GIVEN INFORMATION ::
- - -

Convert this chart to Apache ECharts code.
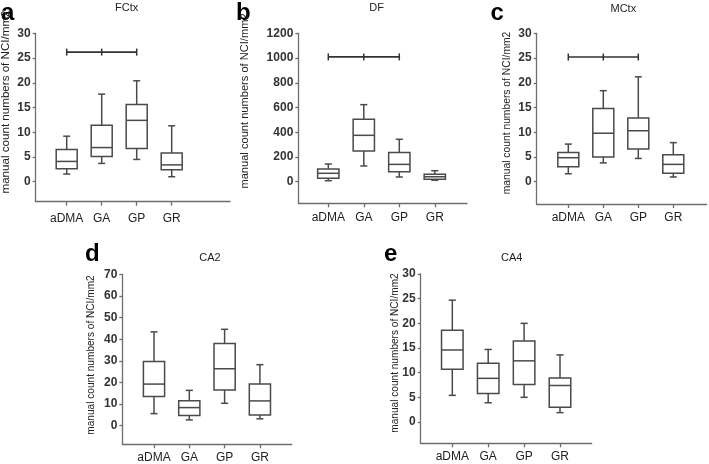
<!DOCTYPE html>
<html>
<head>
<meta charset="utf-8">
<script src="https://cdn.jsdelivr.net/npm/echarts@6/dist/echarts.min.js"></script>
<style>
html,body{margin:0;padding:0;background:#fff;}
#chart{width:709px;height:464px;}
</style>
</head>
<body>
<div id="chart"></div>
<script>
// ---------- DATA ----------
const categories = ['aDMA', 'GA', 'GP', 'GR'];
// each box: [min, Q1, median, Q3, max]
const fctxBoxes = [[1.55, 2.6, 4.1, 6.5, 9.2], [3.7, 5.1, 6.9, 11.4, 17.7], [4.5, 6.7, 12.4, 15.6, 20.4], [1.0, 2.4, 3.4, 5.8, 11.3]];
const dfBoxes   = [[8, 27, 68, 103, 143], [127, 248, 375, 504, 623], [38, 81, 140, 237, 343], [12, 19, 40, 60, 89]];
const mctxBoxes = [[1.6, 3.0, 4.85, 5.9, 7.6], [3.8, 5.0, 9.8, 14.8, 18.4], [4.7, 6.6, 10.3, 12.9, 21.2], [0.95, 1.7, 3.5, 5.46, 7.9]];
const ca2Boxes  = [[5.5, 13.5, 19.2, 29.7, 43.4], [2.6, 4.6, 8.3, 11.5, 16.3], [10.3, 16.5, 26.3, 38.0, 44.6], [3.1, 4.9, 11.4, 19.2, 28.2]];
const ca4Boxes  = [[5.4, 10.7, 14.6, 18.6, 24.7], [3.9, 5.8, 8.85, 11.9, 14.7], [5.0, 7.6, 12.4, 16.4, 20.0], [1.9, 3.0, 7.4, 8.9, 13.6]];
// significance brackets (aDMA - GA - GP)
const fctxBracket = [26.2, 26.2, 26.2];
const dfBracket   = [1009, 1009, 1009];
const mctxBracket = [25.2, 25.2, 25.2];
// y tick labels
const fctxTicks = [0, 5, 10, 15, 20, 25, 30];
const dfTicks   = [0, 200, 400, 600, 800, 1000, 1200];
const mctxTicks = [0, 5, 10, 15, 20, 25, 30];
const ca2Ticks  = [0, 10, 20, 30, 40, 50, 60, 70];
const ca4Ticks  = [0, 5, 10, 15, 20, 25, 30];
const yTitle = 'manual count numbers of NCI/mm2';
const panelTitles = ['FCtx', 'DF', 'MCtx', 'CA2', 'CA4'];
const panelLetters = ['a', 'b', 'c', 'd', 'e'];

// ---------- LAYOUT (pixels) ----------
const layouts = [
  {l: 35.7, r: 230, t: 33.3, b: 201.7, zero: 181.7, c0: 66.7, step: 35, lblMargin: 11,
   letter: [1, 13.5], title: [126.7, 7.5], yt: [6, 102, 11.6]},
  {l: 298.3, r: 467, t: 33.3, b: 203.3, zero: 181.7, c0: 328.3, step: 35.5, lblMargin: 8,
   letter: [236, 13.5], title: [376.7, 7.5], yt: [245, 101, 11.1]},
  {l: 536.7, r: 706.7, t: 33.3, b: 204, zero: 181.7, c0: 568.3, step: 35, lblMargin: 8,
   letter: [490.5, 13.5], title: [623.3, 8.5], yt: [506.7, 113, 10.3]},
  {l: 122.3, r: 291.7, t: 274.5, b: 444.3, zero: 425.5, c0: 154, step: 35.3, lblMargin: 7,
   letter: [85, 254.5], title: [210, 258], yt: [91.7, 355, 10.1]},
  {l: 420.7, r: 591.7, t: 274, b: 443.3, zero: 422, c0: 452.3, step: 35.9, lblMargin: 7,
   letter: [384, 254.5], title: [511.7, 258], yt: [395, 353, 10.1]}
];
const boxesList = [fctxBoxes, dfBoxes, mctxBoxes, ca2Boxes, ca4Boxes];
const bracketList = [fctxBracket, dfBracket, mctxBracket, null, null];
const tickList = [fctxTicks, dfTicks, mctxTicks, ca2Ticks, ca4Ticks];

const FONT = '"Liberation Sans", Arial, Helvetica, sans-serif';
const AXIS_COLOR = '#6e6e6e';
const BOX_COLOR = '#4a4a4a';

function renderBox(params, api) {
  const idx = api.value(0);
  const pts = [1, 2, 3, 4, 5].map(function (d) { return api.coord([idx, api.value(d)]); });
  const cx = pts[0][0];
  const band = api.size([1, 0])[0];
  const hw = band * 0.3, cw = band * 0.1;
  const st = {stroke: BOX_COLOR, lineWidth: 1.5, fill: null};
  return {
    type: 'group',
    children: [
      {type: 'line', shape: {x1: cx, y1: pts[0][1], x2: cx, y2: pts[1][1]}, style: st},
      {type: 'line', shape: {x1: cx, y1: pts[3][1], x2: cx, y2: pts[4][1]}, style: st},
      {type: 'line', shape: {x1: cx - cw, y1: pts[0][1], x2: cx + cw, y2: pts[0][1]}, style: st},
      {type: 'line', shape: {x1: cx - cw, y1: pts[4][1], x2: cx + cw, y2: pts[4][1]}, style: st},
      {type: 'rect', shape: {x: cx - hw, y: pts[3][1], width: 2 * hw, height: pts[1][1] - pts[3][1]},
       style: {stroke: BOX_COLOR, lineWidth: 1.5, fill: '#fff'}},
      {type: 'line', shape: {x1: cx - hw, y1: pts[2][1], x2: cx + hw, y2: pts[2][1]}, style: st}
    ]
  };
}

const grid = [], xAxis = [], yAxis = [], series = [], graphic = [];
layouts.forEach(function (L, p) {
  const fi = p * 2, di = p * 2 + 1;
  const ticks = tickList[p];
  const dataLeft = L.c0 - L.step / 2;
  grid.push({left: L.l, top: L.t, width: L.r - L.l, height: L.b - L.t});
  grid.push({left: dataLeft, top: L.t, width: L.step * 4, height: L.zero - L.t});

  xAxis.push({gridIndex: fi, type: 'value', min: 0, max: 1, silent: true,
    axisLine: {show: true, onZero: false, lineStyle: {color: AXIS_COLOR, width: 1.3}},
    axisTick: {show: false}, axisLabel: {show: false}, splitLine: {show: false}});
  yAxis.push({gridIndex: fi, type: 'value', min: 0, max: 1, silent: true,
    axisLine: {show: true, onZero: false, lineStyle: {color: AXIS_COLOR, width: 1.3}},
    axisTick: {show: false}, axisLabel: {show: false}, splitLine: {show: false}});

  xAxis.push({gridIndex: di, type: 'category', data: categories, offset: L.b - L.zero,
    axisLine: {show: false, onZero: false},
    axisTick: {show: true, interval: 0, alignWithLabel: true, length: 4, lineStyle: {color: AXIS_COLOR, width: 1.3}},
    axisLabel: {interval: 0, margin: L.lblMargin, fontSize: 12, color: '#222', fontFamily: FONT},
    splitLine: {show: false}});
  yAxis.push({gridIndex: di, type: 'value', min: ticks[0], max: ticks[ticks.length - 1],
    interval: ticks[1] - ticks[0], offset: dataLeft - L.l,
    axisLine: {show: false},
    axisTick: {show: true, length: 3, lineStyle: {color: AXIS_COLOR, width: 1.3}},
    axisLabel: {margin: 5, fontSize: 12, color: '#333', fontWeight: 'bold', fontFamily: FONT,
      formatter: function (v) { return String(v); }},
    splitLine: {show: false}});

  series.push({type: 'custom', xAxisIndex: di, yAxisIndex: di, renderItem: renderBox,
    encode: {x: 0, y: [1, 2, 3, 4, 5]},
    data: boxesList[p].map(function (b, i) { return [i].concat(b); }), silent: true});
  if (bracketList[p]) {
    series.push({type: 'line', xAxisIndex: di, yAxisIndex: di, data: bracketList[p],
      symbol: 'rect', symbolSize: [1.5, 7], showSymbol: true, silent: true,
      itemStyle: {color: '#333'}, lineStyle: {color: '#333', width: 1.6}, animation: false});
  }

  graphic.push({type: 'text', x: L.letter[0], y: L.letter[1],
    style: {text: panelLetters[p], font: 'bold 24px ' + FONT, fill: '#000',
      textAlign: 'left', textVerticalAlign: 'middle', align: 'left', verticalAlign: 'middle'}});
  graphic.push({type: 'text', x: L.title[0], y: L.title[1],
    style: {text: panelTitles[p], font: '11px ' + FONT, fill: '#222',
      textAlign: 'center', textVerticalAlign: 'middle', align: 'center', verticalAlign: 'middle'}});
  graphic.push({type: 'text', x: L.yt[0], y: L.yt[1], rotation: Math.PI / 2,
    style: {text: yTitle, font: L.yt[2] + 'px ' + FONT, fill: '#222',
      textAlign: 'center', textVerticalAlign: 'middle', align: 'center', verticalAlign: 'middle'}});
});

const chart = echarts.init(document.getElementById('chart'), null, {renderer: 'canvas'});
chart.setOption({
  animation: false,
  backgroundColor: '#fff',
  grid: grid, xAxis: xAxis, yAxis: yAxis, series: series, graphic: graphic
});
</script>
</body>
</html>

- - -

EXERCISE BRIEF ::
Restate the data word for word from its first line through the line with "const panelLetters = ['a', 'b', 'c', 'd', 'e'];", leaving out any picture along the way.

ANSWER ::
Convert this chart to Apache ECharts code.
<!DOCTYPE html>
<html>
<head>
<meta charset="utf-8">
<script src="https://cdn.jsdelivr.net/npm/echarts@6/dist/echarts.min.js"></script>
<style>
html,body{margin:0;padding:0;background:#fff;}
#chart{width:709px;height:464px;}
</style>
</head>
<body>
<div id="chart"></div>
<script>
// ---------- DATA ----------
const categories = ['aDMA', 'GA', 'GP', 'GR'];
// each box: [min, Q1, median, Q3, max]
const fctxBoxes = [[1.55, 2.6, 4.1, 6.5, 9.2], [3.7, 5.1, 6.9, 11.4, 17.7], [4.5, 6.7, 12.4, 15.6, 20.4], [1.0, 2.4, 3.4, 5.8, 11.3]];
const dfBoxes   = [[8, 27, 68, 103, 143], [127, 248, 375, 504, 623], [38, 81, 140, 237, 343], [12, 19, 40, 60, 89]];
const mctxBoxes = [[1.6, 3.0, 4.85, 5.9, 7.6], [3.8, 5.0, 9.8, 14.8, 18.4], [4.7, 6.6, 10.3, 12.9, 21.2], [0.95, 1.7, 3.5, 5.46, 7.9]];
const ca2Boxes  = [[5.5, 13.5, 19.2, 29.7, 43.4], [2.6, 4.6, 8.3, 11.5, 16.3], [10.3, 16.5, 26.3, 38.0, 44.6], [3.1, 4.9, 11.4, 19.2, 28.2]];
const ca4Boxes  = [[5.4, 10.7, 14.6, 18.6, 24.7], [3.9, 5.8, 8.85, 11.9, 14.7], [5.0, 7.6, 12.4, 16.4, 20.0], [1.9, 3.0, 7.4, 8.9, 13.6]];
// significance brackets (aDMA - GA - GP)
const fctxBracket = [26.2, 26.2, 26.2];
const dfBracket   = [1009, 1009, 1009];
const mctxBracket = [25.2, 25.2, 25.2];
// y tick labels
const fctxTicks = [0, 5, 10, 15, 20, 25, 30];
const dfTicks   = [0, 200, 400, 600, 800, 1000, 1200];
const mctxTicks = [0, 5, 10, 15, 20, 25, 30];
const ca2Ticks  = [0, 10, 20, 30, 40, 50, 60, 70];
const ca4Ticks  = [0, 5, 10, 15, 20, 25, 30];
const yTitle = 'manual count numbers of NCI/mm2';
const panelTitles = ['FCtx', 'DF', 'MCtx', 'CA2', 'CA4'];
const panelLetters = ['a', 'b', 'c', 'd', 'e'];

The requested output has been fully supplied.